Last August, we reported on the Southern District of New York’s decision granting L’Oréal’s motion to dismiss a putative class action alleging that a common pump dispense mechanism used on L’Oréal’s cosmetics bottles deceptively prevented consumers from accessing the entirety of the product.  Judge Koetl disagreed, finding that consumers are familiar with pump dispensers on cosmetics packaging, and that the plaintiffs’ alleged “disappointment” did not “establish deception” or “transform [L’Oréal’s] accurate labeling of the product’s net weight into fraud by omission.”  Judge Koetl also found that the plaintiffs’ claims were preempted by the Federal Food, Drug and Cosmetics Act (“FDCA”).  Because federal law requires L’Oréal to label its cosmetics products with the net quantity of the product, irrespective of the amount that is accessible through the pump, Judge Koetl found that the plaintiffs’ claims were preempted.

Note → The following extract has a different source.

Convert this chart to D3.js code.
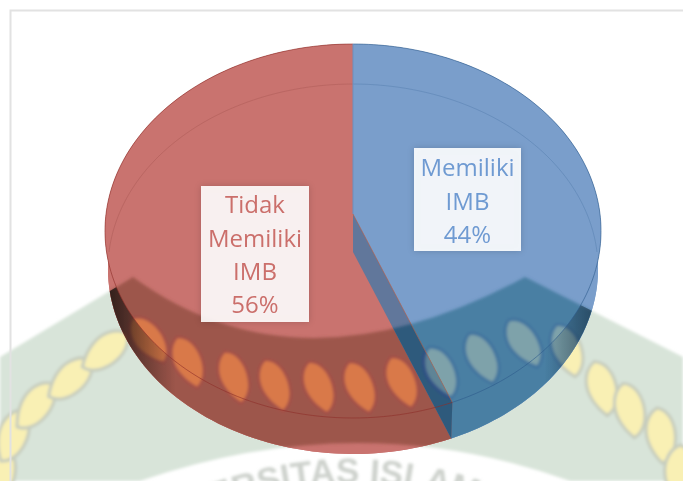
<!DOCTYPE html>
<meta charset="utf-8">
<style>
    html, body { margin: 0; padding: 0; background: #fff; }
    svg { display: block; }
</style>
<script src="https://d3js.org/d3.v7.min.js"></script>
<div id="chart"></div>
<script>

    // chart data
    var categories = ["Memiliki IMB", "Tidak Memiliki IMB"];
    var values = [44, 56];
    var labelLines = [["Memiliki", "IMB", "44%"], ["Tidak", "Memiliki", "IMB", "56%"]];

    var width = 683, height = 481;

    var svg = d3.select("#chart").append("svg")
        .attr("width", width)
        .attr("height", height);

    var defs = svg.append("defs");
    defs.append("filter").attr("id", "soft")
        .append("feGaussianBlur").attr("stdDeviation", 1.4);
    var shadow = defs.append("filter").attr("id", "boxShadow")
        .attr("x", "-15%").attr("y", "-15%").attr("width", "130%").attr("height", "130%");
    shadow.append("feDropShadow").attr("dx", 0).attr("dy", 0).attr("stdDeviation", 3)
        .attr("flood-color", "#000").attr("flood-opacity", 0.18);

    // the pie is tilted, so the circle goes through a perspective map
    function faceProjection(cx, cy, a, b, c) {
        return function(angle) {
            var u = Math.sin(angle), v = -Math.cos(angle), d = 1 - b * v;
            return [cx + c * u / d, cy + a * v / d];
        };
    }
    var topFace = faceProjection(353, 214, 185.45, 0.0909, 247);
    var bottomFace = faceProjection(353, 252, 183.4, 0.0919, 244);

    var pie = d3.pie().sort(null).value(function(d) { return d; });
    var slices = pie(values);
    var blue = slices[0], red = slices[1];

    var line = d3.line();

    function rimPoints(face, from, to) {
        return d3.range(0, 121).map(function(i) {
            return face(from + (to - from) * i / 120);
        });
    }
    function facePath(face, s) {
        return line(rimPoints(face, s.startAngle, s.endAngle).concat([face === topFace ? [353, 214] : [353, 252]])) + "Z";
    }
    function rimPath(face, from, to) { return line(rimPoints(face, from, to)); }

    // side wall is top rim forward + bottom rim back
    function wallPath(from, to) {
        return line(rimPoints(topFace, from, to).concat(rimPoints(bottomFace, from, to).reverse())) + "Z";
    }
    // the three parts of a slice, kept apart so they do not cancel out when filled
    function sliceParts(s) {
        return [facePath(bottomFace, s), facePath(topFace, s), wallPath(s.startAngle, s.endAngle)];
    }
    // wall on the cut between the two slices
    var cut = blue.endAngle;
    var cutPath = line([[353, 214], topFace(cut), bottomFace(cut), [353, 252]]) + "Z";

    // clip areas used by the watermark seen through the pie
    defs.append("clipPath").attr("id", "clipRed")
        .selectAll("path").data(sliceParts(red))
        .enter().append("path").attr("d", function(d) { return d; });
    defs.append("clipPath").attr("id", "clipBlue")
        .selectAll("path").data(sliceParts(blue))
        .enter().append("path").attr("d", function(d) { return d; });
    defs.append("clipPath").attr("id", "clipCut").append("path").attr("d", cutPath);

    // watermark behind the chart
    var bandPath = "M0,357 L133,277 Q300,399 525,277 L683,357 L683,481 L570,481 Q360,405 140,481 L0,481 Z";
    defs.append("clipPath").attr("id", "clipBand").append("path").attr("d", bandPath);
    var leaves = [
        [0, 470, 12], [12, 435, 30], [35, 405, 46], [70, 378, 56], [105, 350, 60], [148, 340, -28],
        [187, 362, -14], [233, 377, -10], [274, 385, -12], [318, 387, -12], [359, 387, -14], [401, 382, -14],
        [440, 372, -16], [481, 358, -18], [523, 343, -24], [566, 350, -12], [601, 388, -6],
        [629, 410, -4], [660, 435, 2], [678, 472, 14]
    ];
    function drawWatermark(g, bandColor, ringColor, leafColor) {
        g.append("path").attr("d", bandPath).attr("fill", bandColor);
        g.selectAll("path.leaf").data(leaves).enter().append("path")
            .attr("class", "leaf")
            .attr("d", "M-4,-28 C10,-26 18,-6 15,12 C13,22 8,27 4,29 C-6,20 -14,6 -14,-6 C-14,-16 -10,-24 -4,-28Z")
            .attr("transform", function(d) { return "translate(" + d[0] + "," + d[1] + ") rotate(" + d[2] + ") scale(0.9)"; })
            .attr("fill", leafColor)
            .attr("stroke", ringColor)
            .attr("stroke-width", 7)
            .attr("paint-order", "stroke");
    }

    drawWatermark(svg.append("g").attr("filter", "url(#soft)"), "#d8e4d9", "#c6ccbd", "#f9f0b4");

    defs.append("path").attr("id", "arcText")
        .attr("d", "M100,568 Q350,398 600,568");
    svg.append("text")
        .attr("font-family", "Liberation Sans, sans-serif")
        .attr("font-size", 35)
        .attr("font-weight", "bold")
        .attr("fill", "#cdd1cc")
        .attr("filter", "url(#soft)")
        .append("textPath")
        .attr("href", "#arcText")
        .attr("startOffset", "50%")
        .attr("text-anchor", "middle")
        .text("UNIVERSITAS ISLAM RIAU");

    // page frame
    svg.append("path").attr("d", "M683,10.5 L10.5,10.5 L10.5,481")
        .attr("fill", "none").attr("stroke", "#e2e2e2").attr("stroke-width", 2);

    // pie faces
    var redColor = "#c9736f", blueColor = "#7a9ecb";
    function drawSlice(s, color) {
        svg.append("g").selectAll("path").data(sliceParts(s)).enter().append("path")
            .attr("d", function(d) { return d; })
            .attr("fill", color);
    }
    drawSlice(blue, blueColor);
    drawSlice(red, redColor);

    drawWatermark(svg.append("g").attr("clip-path", "url(#clipBlue)").append("g").attr("filter", "url(#soft)"),
        "#4a7fa3", "#41739f", "#7ea2aa");
    drawWatermark(svg.append("g").attr("clip-path", "url(#clipRed)").append("g").attr("filter", "url(#soft)"),
        "#9d574c", "#a24f48", "#d9794a");

    // cut wall drawn over both slices
    svg.append("path").attr("d", cutPath).attr("fill", "#61779b");
    drawWatermark(svg.append("g").attr("clip-path", "url(#clipCut)").append("g").attr("filter", "url(#soft)"),
        "#2f5a7c", "#2f4f86", "#5f8496");

    // darker shade at the far ends of the side wall, only where the watermark shows
    var edgeLeft = defs.append("linearGradient").attr("id", "edgeLeft")
        .attr("gradientUnits", "userSpaceOnUse").attr("x1", 108).attr("x2", 175).attr("y1", 0).attr("y2", 0);
    edgeLeft.append("stop").attr("offset", 0).attr("stop-color", "#1d1512").attr("stop-opacity", 0.85);
    edgeLeft.append("stop").attr("offset", 1).attr("stop-color", "#1d1512").attr("stop-opacity", 0);
    var edgeRight = defs.append("linearGradient").attr("id", "edgeRight")
        .attr("gradientUnits", "userSpaceOnUse").attr("x1", 598).attr("x2", 545).attr("y1", 0).attr("y2", 0);
    edgeRight.append("stop").attr("offset", 0).attr("stop-color", "#12283a").attr("stop-opacity", 0.65);
    edgeRight.append("stop").attr("offset", 1).attr("stop-color", "#12283a").attr("stop-opacity", 0);

    var shade = svg.append("g").attr("clip-path", "url(#clipBand)");
    shade.append("path").attr("d", wallPath(red.startAngle, red.endAngle)).attr("fill", "url(#edgeLeft)");
    shade.append("path").attr("d", wallPath(blue.startAngle, blue.endAngle)).attr("fill", "url(#edgeRight)");

    // rim lines
    svg.append("path").attr("d", rimPath(bottomFace, -Math.PI / 2, 0))
        .attr("fill", "none").attr("stroke", "#8a3f3c").attr("stroke-opacity", 0.22);
    svg.append("path").attr("d", rimPath(bottomFace, 0, Math.PI / 2))
        .attr("fill", "none").attr("stroke", "#2f5b8c").attr("stroke-opacity", 0.22);
    svg.append("path").attr("d", rimPath(topFace, red.startAngle, red.endAngle))
        .attr("fill", "none").attr("stroke", "#8e2f2a").attr("stroke-opacity", 0.6);
    svg.append("path").attr("d", rimPath(topFace, blue.startAngle, blue.endAngle))
        .attr("fill", "none").attr("stroke", "#2f5b8c").attr("stroke-opacity", 0.6);
    svg.append("path").attr("d", line([[353, 44], [353, 214]]))
        .attr("stroke", "#6c8fbe").attr("fill", "none");
    svg.append("path").attr("d", line([[353, 214], topFace(cut)]))
        .attr("stroke", "#c0603f").attr("stroke-opacity", 0.5).attr("fill", "none");

    // data labels
    var labelBoxes = [
        { x: 414, y: 148, w: 107, h: 103, cy: 168, color: "#6f9ad2" },
        { x: 201, y: 186, w: 108, h: 136, cy: 205, color: "#cb6f6b" }
    ];
    labelBoxes.forEach(function(b, i) {
        var g = svg.append("g").attr("class", "label").attr("data-category", categories[i]);
        g.append("rect")
            .attr("x", b.x).attr("y", b.y).attr("width", b.w).attr("height", b.h)
            .attr("fill", "#fff").attr("fill-opacity", 0.89)
            .attr("filter", "url(#boxShadow)");
        g.selectAll("text").data(labelLines[i]).enter().append("text")
            .attr("x", b.x + b.w / 2)
            .attr("y", function(d, j) { return b.cy + j * 33.3; })
            .attr("dy", "0.35em")
            .attr("text-anchor", "middle")
            .attr("font-family", "Open Sans, sans-serif")
            .attr("font-size", 24)
            .attr("fill", b.color)
            .text(function(d) { return d; });
    });

</script>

The Second Circuit agreed.  Because the plaintiffs conceded that L’Oréal’s packaging complied with the FDCA with respect to the net-quantity of the product, the court found that, in order to avoid liability under the plaintiff’s theory, L’Oréal would have to “make an additional disclosure on its packaging, indicating that some cream cannot be retrieved or that the cream that is accessible is less than the net quantity displayed on the package label.”  (emphasis added).  Because such a theory would “impose labeling requirements on top of those already mandated in the FDCA,” the claims were preempted.

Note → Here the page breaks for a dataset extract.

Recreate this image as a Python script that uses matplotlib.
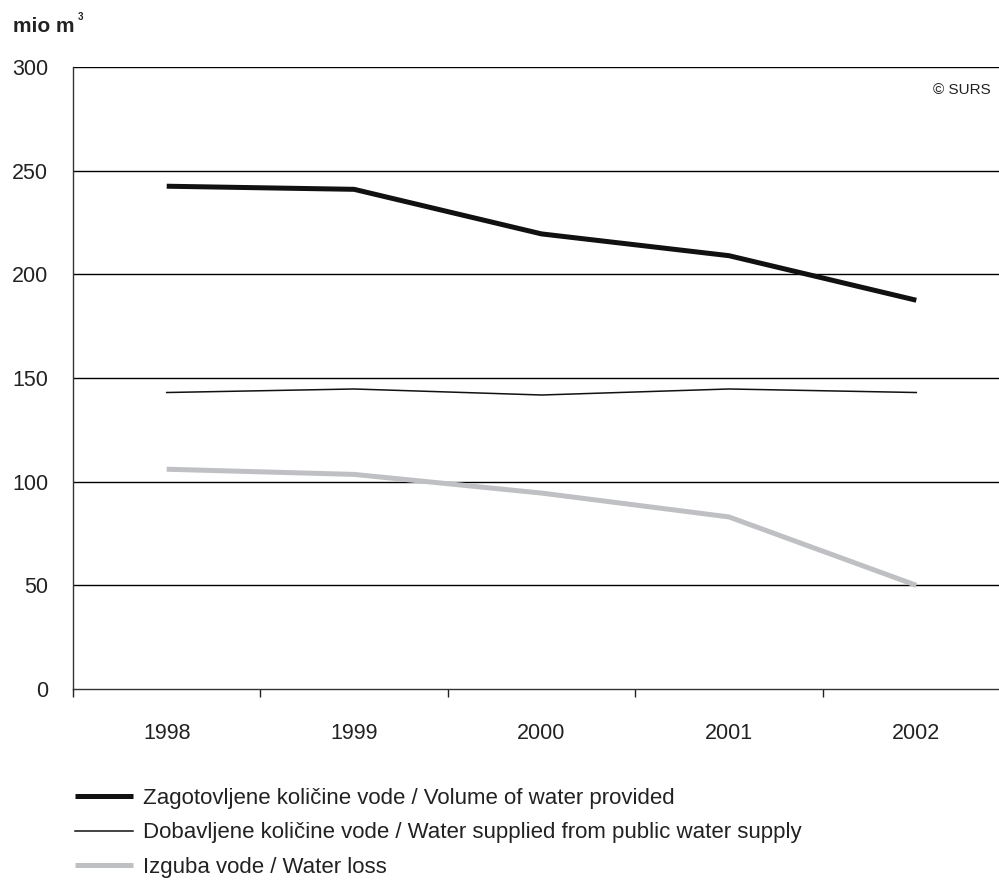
import matplotlib
matplotlib.use("Agg")
import matplotlib.pyplot as plt
from matplotlib.lines import Line2D

plt.rcParams['font.family'] = ['Liberation Sans', 'DejaVu Sans']

years = ["1998", "1999", "2000", "2001", "2002"]
provided = [242.5, 241.0, 219.5, 209.0, 187.5]
supplied = [143.0, 144.7, 141.8, 144.7, 143.0]
loss = [106.0, 103.5, 94.5, 83.0, 50.0]

labels = [
    "Zagotovljene količine vode / Volume of water provided",
    "Dobavljene količine vode / Water supplied from public water supply",
    "Izguba vode / Water loss",
]
yticks = [0, 50, 100, 150, 200, 250, 300]

W, H = 999, 880
fig = plt.figure(figsize=(W / 100, H / 100), dpi=100)
left, right, bottom, top = 73, 1010, 880 - 689, 880 - 67
ax = fig.add_axes([left / W, bottom / H, (right - left) / W, (top - bottom) / H])

x = list(range(len(years)))
ax.set_xlim(-0.5, len(years) - 0.5)
ax.set_ylim(0, 300)

for yv in yticks[1:]:
    ax.axhline(yv, color="black", lw=1.0, zorder=1)

ax.plot(x, provided, color="#111111", lw=3.6, solid_capstyle="butt", zorder=3)
ax.plot(x, supplied, color="#111111", lw=1.1, zorder=3)
ax.plot(x, loss, color="#bfc0c4", lw=3.6, solid_capstyle="butt", zorder=2)

for s in ["top", "right"]:
    ax.spines[s].set_visible(False)
ax.spines["left"].set_color("#333333")
ax.spines["bottom"].set_color("#333333")
ax.spines["left"].set_linewidth(1.0)
ax.spines["bottom"].set_linewidth(1.0)

ax.set_yticks(yticks)
ax.set_yticklabels([str(v) for v in yticks], fontsize=15.5, color="#222222")
ax.tick_params(axis="y", length=0, pad=18)

ax.set_xticks([i - 0.5 for i in range(len(years) + 1)])
ax.set_xticklabels([])
ax.tick_params(axis="x", length=6, width=1, color="#222222", direction="out")
for i, yr in enumerate(years):
    ax.text(i, -21.5, yr, ha="center", va="center", fontsize=15.5, color="#222222")

fig.text(13 / W, 1 - 32 / H, "mio m", fontsize=15, fontweight="bold", color="#222222", va="baseline")
fig.text(78 / W, 1 - 20 / H, "3", fontsize=7, fontweight="bold", color="#222222", va="baseline")
fig.text(991 / W, 1 - 90 / H, "© SURS", fontsize=11, color="#222222", ha="right", va="center")

handles = [
    Line2D([], [], color="#111111", lw=3.6, solid_capstyle="butt"),
    Line2D([], [], color="#111111", lw=1.1),
    Line2D([], [], color="#bfc0c4", lw=3.6, solid_capstyle="butt"),
]
leg = fig.legend(handles, labels, loc="upper left", bbox_to_anchor=(75 / W, 1 - 788 / H),
                 frameon=False, fontsize=16, handlelength=2.6, handletextpad=0.45,
                 labelspacing=0.6, borderaxespad=0, borderpad=0)
for t in leg.get_texts():
    t.set_color("#222222")

fig.savefig("out.png", dpi=100)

The Second Circuit did not reach the “reasonable consumer” grounds for the District Court’s decision, and we expect that the plaintiffs’ bar will continue to try to plead around FDCA preemption in slack fill cases.  But this decision will severely hinder their ability to do so—at least in the Second Circuit—and plaintiffs may start looking elsewhere to pursue these allegations.